_Work instructions_:
Without the pictures, reproduce the records that follow exactly.

[Stored data entries]
___

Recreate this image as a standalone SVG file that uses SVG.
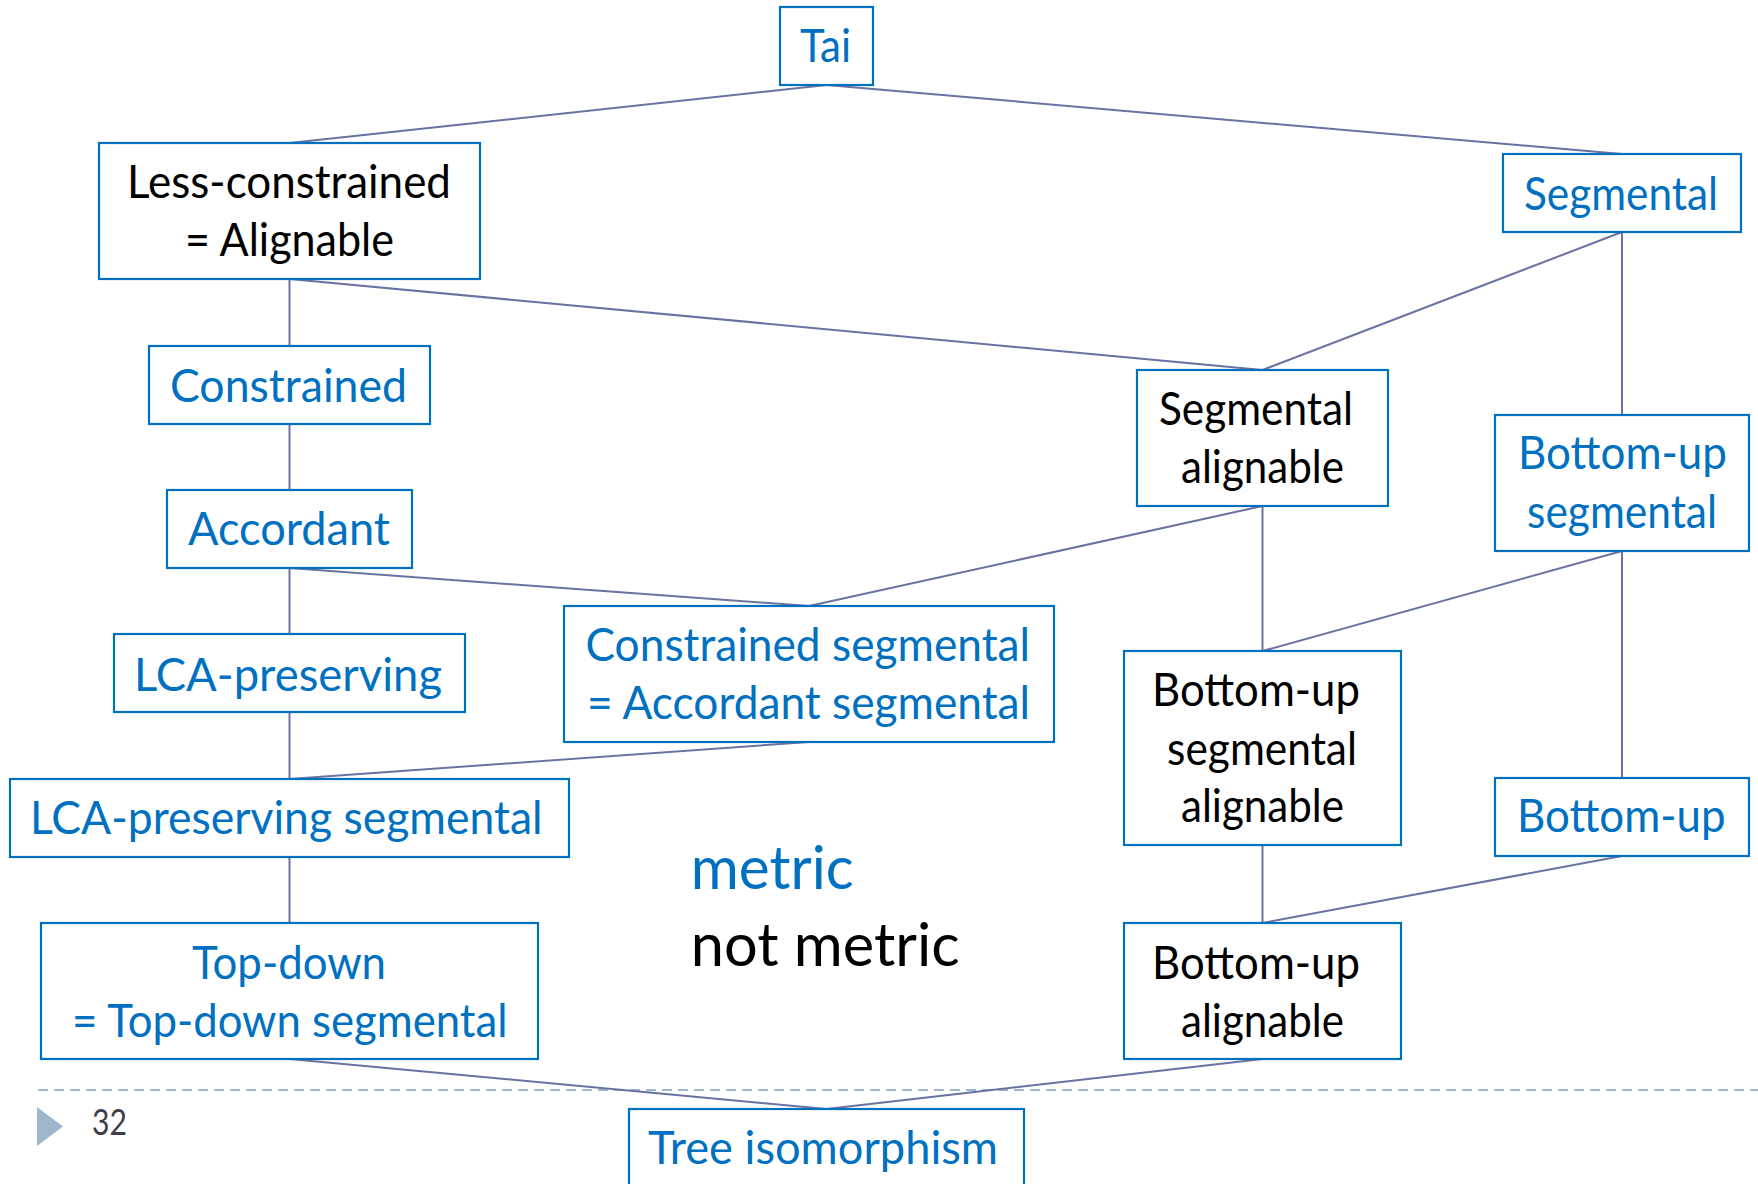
<svg xmlns="http://www.w3.org/2000/svg" width="1758" height="1184" viewBox="0 0 1758 1184">
  <style>
    .box { fill: #ffffff; stroke: #0070c0; stroke-width: 2.2; }
    .edge { stroke: #6a72a2; stroke-width: 2; fill: none; }
    text { font-family: Lato, "Open Sans", "Liberation Sans", sans-serif; font-size: 46px; }
    .blue { fill: #0070c0; }
    .black { fill: #000000; }
    .big { font-size: 60px; }
  </style>
  <rect width="1758" height="1184" fill="#ffffff"/>

  <!-- footer: dashed rule, marker and page number -->
  <g id="footer">
    <line x1="38" y1="1090" x2="1758" y2="1090" stroke="#9fb6cc" stroke-width="2" stroke-dasharray="10 6"/>
    <polygon points="37,1107 63,1126.5 37,1146" fill="#9fb6cc"/>
    <text x="92" y="1135" textLength="35" lengthAdjust="spacingAndGlyphs" style="font-size:36px" fill="#3d3d4a">32</text>
  </g>

  <!-- connectors -->
  <g id="connectors">
    <line class="edge" x1="826.5" y1="85" x2="289.5" y2="143"/>
    <line class="edge" x1="826.5" y1="85" x2="1622" y2="154"/>
    <line class="edge" x1="289.5" y1="279" x2="289.5" y2="346"/>
    <line class="edge" x1="289.5" y1="279" x2="1262.5" y2="370"/>
    <line class="edge" x1="1622" y1="232" x2="1262.5" y2="370"/>
    <line class="edge" x1="1622" y1="232" x2="1622" y2="415"/>
    <line class="edge" x1="289.5" y1="424" x2="289.5" y2="490"/>
    <line class="edge" x1="289.5" y1="568" x2="289.5" y2="634"/>
    <line class="edge" x1="289.5" y1="568" x2="809" y2="606"/>
    <line class="edge" x1="1262.5" y1="506" x2="809" y2="606"/>
    <line class="edge" x1="1262.5" y1="506" x2="1262.5" y2="651"/>
    <line class="edge" x1="1622" y1="551" x2="1262.5" y2="651"/>
    <line class="edge" x1="1622" y1="551" x2="1622" y2="778"/>
    <line class="edge" x1="289.5" y1="712" x2="289.5" y2="779"/>
    <line class="edge" x1="809" y1="742" x2="289.5" y2="779"/>
    <line class="edge" x1="289.5" y1="857" x2="289.5" y2="923"/>
    <line class="edge" x1="1262.5" y1="845" x2="1262.5" y2="923"/>
    <line class="edge" x1="1622" y1="856" x2="1262.5" y2="923"/>
    <line class="edge" x1="289.5" y1="1059" x2="826.5" y2="1109"/>
    <line class="edge" x1="1262.5" y1="1059" x2="826.5" y2="1109"/>
  </g>

  <!-- nodes -->
  <g id="tai">
    <rect class="box" x="780" y="7" width="93" height="78"/>
    <text class="blue" x="800" y="62" textLength="51" lengthAdjust="spacingAndGlyphs">Tai</text>
  </g>
  <g id="less-constrained">
    <rect class="box" x="99" y="143" width="381" height="136"/>
    <text class="black" x="127" y="198" textLength="324" lengthAdjust="spacingAndGlyphs">Less-constrained</text>
    <text class="black" x="185" y="256" textLength="209" lengthAdjust="spacingAndGlyphs">= Alignable</text>
  </g>
  <g id="segmental">
    <rect class="box" x="1503" y="154" width="238" height="78"/>
    <text class="blue" x="1524" y="210" textLength="194" lengthAdjust="spacingAndGlyphs">Segmental</text>
  </g>
  <g id="constrained">
    <rect class="box" x="149" y="346" width="281" height="78"/>
    <text class="blue" x="170" y="402" textLength="237" lengthAdjust="spacingAndGlyphs">Constrained</text>
  </g>
  <g id="segmental-alignable">
    <rect class="box" x="1137" y="370" width="251" height="136"/>
    <text class="black" x="1159" y="425" textLength="194" lengthAdjust="spacingAndGlyphs">Segmental</text>
    <text class="black" x="1181" y="483" textLength="163" lengthAdjust="spacingAndGlyphs">alignable</text>
  </g>
  <g id="bottom-up-segmental">
    <rect class="box" x="1495" y="415" width="254" height="136"/>
    <text class="blue" x="1518" y="469" textLength="209" lengthAdjust="spacingAndGlyphs">Bottom-up</text>
    <text class="blue" x="1527" y="528" textLength="190" lengthAdjust="spacingAndGlyphs">segmental</text>
  </g>
  <g id="accordant">
    <rect class="box" x="167" y="490" width="245" height="78"/>
    <text class="blue" x="188" y="545" textLength="202" lengthAdjust="spacingAndGlyphs">Accordant</text>
  </g>
  <g id="lca-preserving">
    <rect class="box" x="114" y="634" width="351" height="78"/>
    <text class="blue" x="134" y="691" textLength="308" lengthAdjust="spacingAndGlyphs">LCA-preserving</text>
  </g>
  <g id="constrained-segmental">
    <rect class="box" x="564" y="606" width="490" height="136"/>
    <text class="blue" x="585.5" y="661" textLength="444.5" lengthAdjust="spacingAndGlyphs">Constrained segmental</text>
    <text class="blue" x="587" y="719" textLength="443" lengthAdjust="spacingAndGlyphs">= Accordant segmental</text>
  </g>
  <g id="bottom-up-segmental-alignable">
    <rect class="box" x="1124" y="651" width="277" height="194"/>
    <text class="black" x="1152" y="706" textLength="208" lengthAdjust="spacingAndGlyphs">Bottom-up</text>
    <text class="black" x="1167" y="765" textLength="190" lengthAdjust="spacingAndGlyphs">segmental</text>
    <text class="black" x="1181" y="822" textLength="163" lengthAdjust="spacingAndGlyphs">alignable</text>
  </g>
  <g id="lca-preserving-segmental">
    <rect class="box" x="10" y="779" width="559" height="78"/>
    <text class="blue" x="30" y="834" textLength="512.5" lengthAdjust="spacingAndGlyphs">LCA-preserving segmental</text>
  </g>
  <g id="bottom-up">
    <rect class="box" x="1495" y="778" width="254" height="78"/>
    <text class="blue" x="1517" y="832" textLength="208.5" lengthAdjust="spacingAndGlyphs">Bottom-up</text>
  </g>
  <g id="top-down">
    <rect class="box" x="41" y="923" width="497" height="136"/>
    <text class="blue" x="192" y="979" textLength="194" lengthAdjust="spacingAndGlyphs">Top-down</text>
    <text class="blue" x="72" y="1036.5" textLength="435.5" lengthAdjust="spacingAndGlyphs">= Top-down segmental</text>
  </g>
  <g id="bottom-up-alignable">
    <rect class="box" x="1124" y="923" width="277" height="136"/>
    <text class="black" x="1152" y="979" textLength="208" lengthAdjust="spacingAndGlyphs">Bottom-up</text>
    <text class="black" x="1181" y="1036.5" textLength="163" lengthAdjust="spacingAndGlyphs">alignable</text>
  </g>
  <g id="tree-isomorphism">
    <rect class="box" x="629" y="1109" width="395" height="90"/>
    <text class="blue" x="648" y="1164" textLength="350" lengthAdjust="spacingAndGlyphs">Tree isomorphism</text>
  </g>

  <!-- legend -->
  <g id="legend">
    <text class="blue big" x="690.7" y="889" textLength="163" lengthAdjust="spacingAndGlyphs">metric</text>
    <text class="black big" x="690.7" y="966" textLength="269" lengthAdjust="spacingAndGlyphs">not metric</text>
  </g>
</svg>
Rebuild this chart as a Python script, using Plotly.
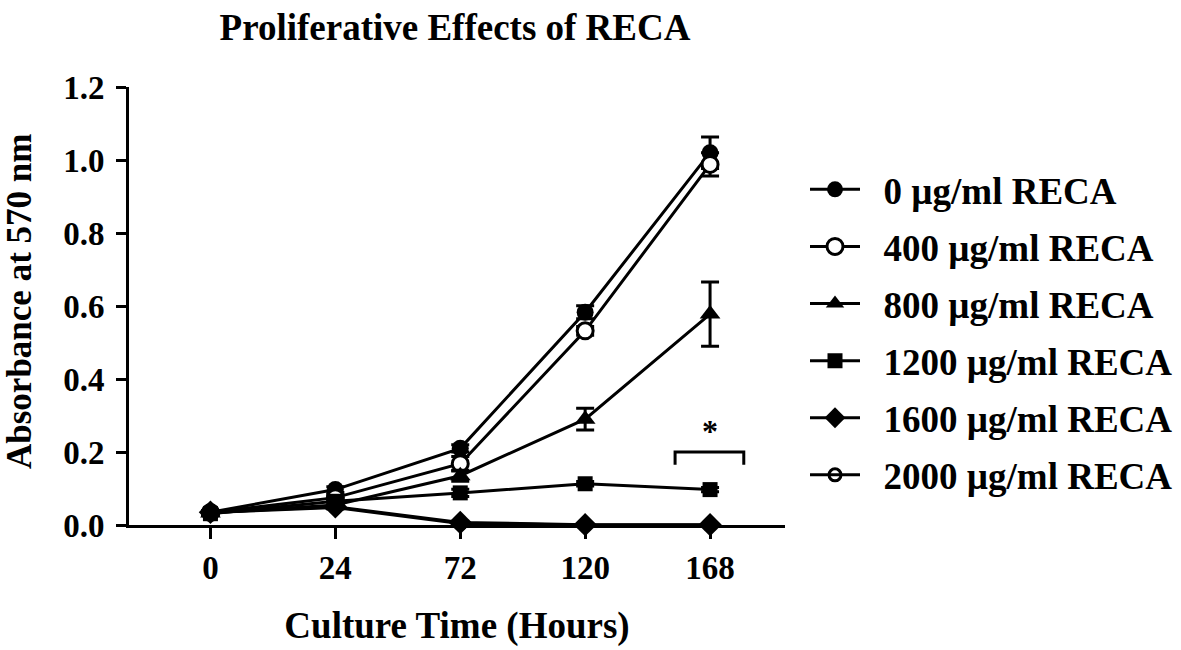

___

_Exercise answer_:
Recreate this image as a standalone SVG file that uses SVG.
<svg xmlns="http://www.w3.org/2000/svg" width="1758" height="1184" viewBox="0 0 1758 1184">
  <style>
    .box { fill: #ffffff; stroke: #0070c0; stroke-width: 2.2; }
    .edge { stroke: #6a72a2; stroke-width: 2; fill: none; }
    text { font-family: Lato, "Open Sans", "Liberation Sans", sans-serif; font-size: 46px; }
    .blue { fill: #0070c0; }
    .black { fill: #000000; }
    .big { font-size: 60px; }
  </style>
  <rect width="1758" height="1184" fill="#ffffff"/>

  <!-- footer: dashed rule, marker and page number -->
  <g id="footer">
    <line x1="38" y1="1090" x2="1758" y2="1090" stroke="#9fb6cc" stroke-width="2" stroke-dasharray="10 6"/>
    <polygon points="37,1107 63,1126.5 37,1146" fill="#9fb6cc"/>
    <text x="92" y="1135" textLength="35" lengthAdjust="spacingAndGlyphs" style="font-size:36px" fill="#3d3d4a">32</text>
  </g>

  <!-- connectors -->
  <g id="connectors">
    <line class="edge" x1="826.5" y1="85" x2="289.5" y2="143"/>
    <line class="edge" x1="826.5" y1="85" x2="1622" y2="154"/>
    <line class="edge" x1="289.5" y1="279" x2="289.5" y2="346"/>
    <line class="edge" x1="289.5" y1="279" x2="1262.5" y2="370"/>
    <line class="edge" x1="1622" y1="232" x2="1262.5" y2="370"/>
    <line class="edge" x1="1622" y1="232" x2="1622" y2="415"/>
    <line class="edge" x1="289.5" y1="424" x2="289.5" y2="490"/>
    <line class="edge" x1="289.5" y1="568" x2="289.5" y2="634"/>
    <line class="edge" x1="289.5" y1="568" x2="809" y2="606"/>
    <line class="edge" x1="1262.5" y1="506" x2="809" y2="606"/>
    <line class="edge" x1="1262.5" y1="506" x2="1262.5" y2="651"/>
    <line class="edge" x1="1622" y1="551" x2="1262.5" y2="651"/>
    <line class="edge" x1="1622" y1="551" x2="1622" y2="778"/>
    <line class="edge" x1="289.5" y1="712" x2="289.5" y2="779"/>
    <line class="edge" x1="809" y1="742" x2="289.5" y2="779"/>
    <line class="edge" x1="289.5" y1="857" x2="289.5" y2="923"/>
    <line class="edge" x1="1262.5" y1="845" x2="1262.5" y2="923"/>
    <line class="edge" x1="1622" y1="856" x2="1262.5" y2="923"/>
    <line class="edge" x1="289.5" y1="1059" x2="826.5" y2="1109"/>
    <line class="edge" x1="1262.5" y1="1059" x2="826.5" y2="1109"/>
  </g>

  <!-- nodes -->
  <g id="tai">
    <rect class="box" x="780" y="7" width="93" height="78"/>
    <text class="blue" x="800" y="62" textLength="51" lengthAdjust="spacingAndGlyphs">Tai</text>
  </g>
  <g id="less-constrained">
    <rect class="box" x="99" y="143" width="381" height="136"/>
    <text class="black" x="127" y="198" textLength="324" lengthAdjust="spacingAndGlyphs">Less-constrained</text>
    <text class="black" x="185" y="256" textLength="209" lengthAdjust="spacingAndGlyphs">= Alignable</text>
  </g>
  <g id="segmental">
    <rect class="box" x="1503" y="154" width="238" height="78"/>
    <text class="blue" x="1524" y="210" textLength="194" lengthAdjust="spacingAndGlyphs">Segmental</text>
  </g>
  <g id="constrained">
    <rect class="box" x="149" y="346" width="281" height="78"/>
    <text class="blue" x="170" y="402" textLength="237" lengthAdjust="spacingAndGlyphs">Constrained</text>
  </g>
  <g id="segmental-alignable">
    <rect class="box" x="1137" y="370" width="251" height="136"/>
    <text class="black" x="1159" y="425" textLength="194" lengthAdjust="spacingAndGlyphs">Segmental</text>
    <text class="black" x="1181" y="483" textLength="163" lengthAdjust="spacingAndGlyphs">alignable</text>
  </g>
  <g id="bottom-up-segmental">
    <rect class="box" x="1495" y="415" width="254" height="136"/>
    <text class="blue" x="1518" y="469" textLength="209" lengthAdjust="spacingAndGlyphs">Bottom-up</text>
    <text class="blue" x="1527" y="528" textLength="190" lengthAdjust="spacingAndGlyphs">segmental</text>
  </g>
  <g id="accordant">
    <rect class="box" x="167" y="490" width="245" height="78"/>
    <text class="blue" x="188" y="545" textLength="202" lengthAdjust="spacingAndGlyphs">Accordant</text>
  </g>
  <g id="lca-preserving">
    <rect class="box" x="114" y="634" width="351" height="78"/>
    <text class="blue" x="134" y="691" textLength="308" lengthAdjust="spacingAndGlyphs">LCA-preserving</text>
  </g>
  <g id="constrained-segmental">
    <rect class="box" x="564" y="606" width="490" height="136"/>
    <text class="blue" x="585.5" y="661" textLength="444.5" lengthAdjust="spacingAndGlyphs">Constrained segmental</text>
    <text class="blue" x="587" y="719" textLength="443" lengthAdjust="spacingAndGlyphs">= Accordant segmental</text>
  </g>
  <g id="bottom-up-segmental-alignable">
    <rect class="box" x="1124" y="651" width="277" height="194"/>
    <text class="black" x="1152" y="706" textLength="208" lengthAdjust="spacingAndGlyphs">Bottom-up</text>
    <text class="black" x="1167" y="765" textLength="190" lengthAdjust="spacingAndGlyphs">segmental</text>
    <text class="black" x="1181" y="822" textLength="163" lengthAdjust="spacingAndGlyphs">alignable</text>
  </g>
  <g id="lca-preserving-segmental">
    <rect class="box" x="10" y="779" width="559" height="78"/>
    <text class="blue" x="30" y="834" textLength="512.5" lengthAdjust="spacingAndGlyphs">LCA-preserving segmental</text>
  </g>
  <g id="bottom-up">
    <rect class="box" x="1495" y="778" width="254" height="78"/>
    <text class="blue" x="1517" y="832" textLength="208.5" lengthAdjust="spacingAndGlyphs">Bottom-up</text>
  </g>
  <g id="top-down">
    <rect class="box" x="41" y="923" width="497" height="136"/>
    <text class="blue" x="192" y="979" textLength="194" lengthAdjust="spacingAndGlyphs">Top-down</text>
    <text class="blue" x="72" y="1036.5" textLength="435.5" lengthAdjust="spacingAndGlyphs">= Top-down segmental</text>
  </g>
  <g id="bottom-up-alignable">
    <rect class="box" x="1124" y="923" width="277" height="136"/>
    <text class="black" x="1152" y="979" textLength="208" lengthAdjust="spacingAndGlyphs">Bottom-up</text>
    <text class="black" x="1181" y="1036.5" textLength="163" lengthAdjust="spacingAndGlyphs">alignable</text>
  </g>
  <g id="tree-isomorphism">
    <rect class="box" x="629" y="1109" width="395" height="90"/>
    <text class="blue" x="648" y="1164" textLength="350" lengthAdjust="spacingAndGlyphs">Tree isomorphism</text>
  </g>

  <!-- legend -->
  <g id="legend">
    <text class="blue big" x="690.7" y="889" textLength="163" lengthAdjust="spacingAndGlyphs">metric</text>
    <text class="black big" x="690.7" y="966" textLength="269" lengthAdjust="spacingAndGlyphs">not metric</text>
  </g>
</svg>
Rebuild this chart as a Python script, using Plotly.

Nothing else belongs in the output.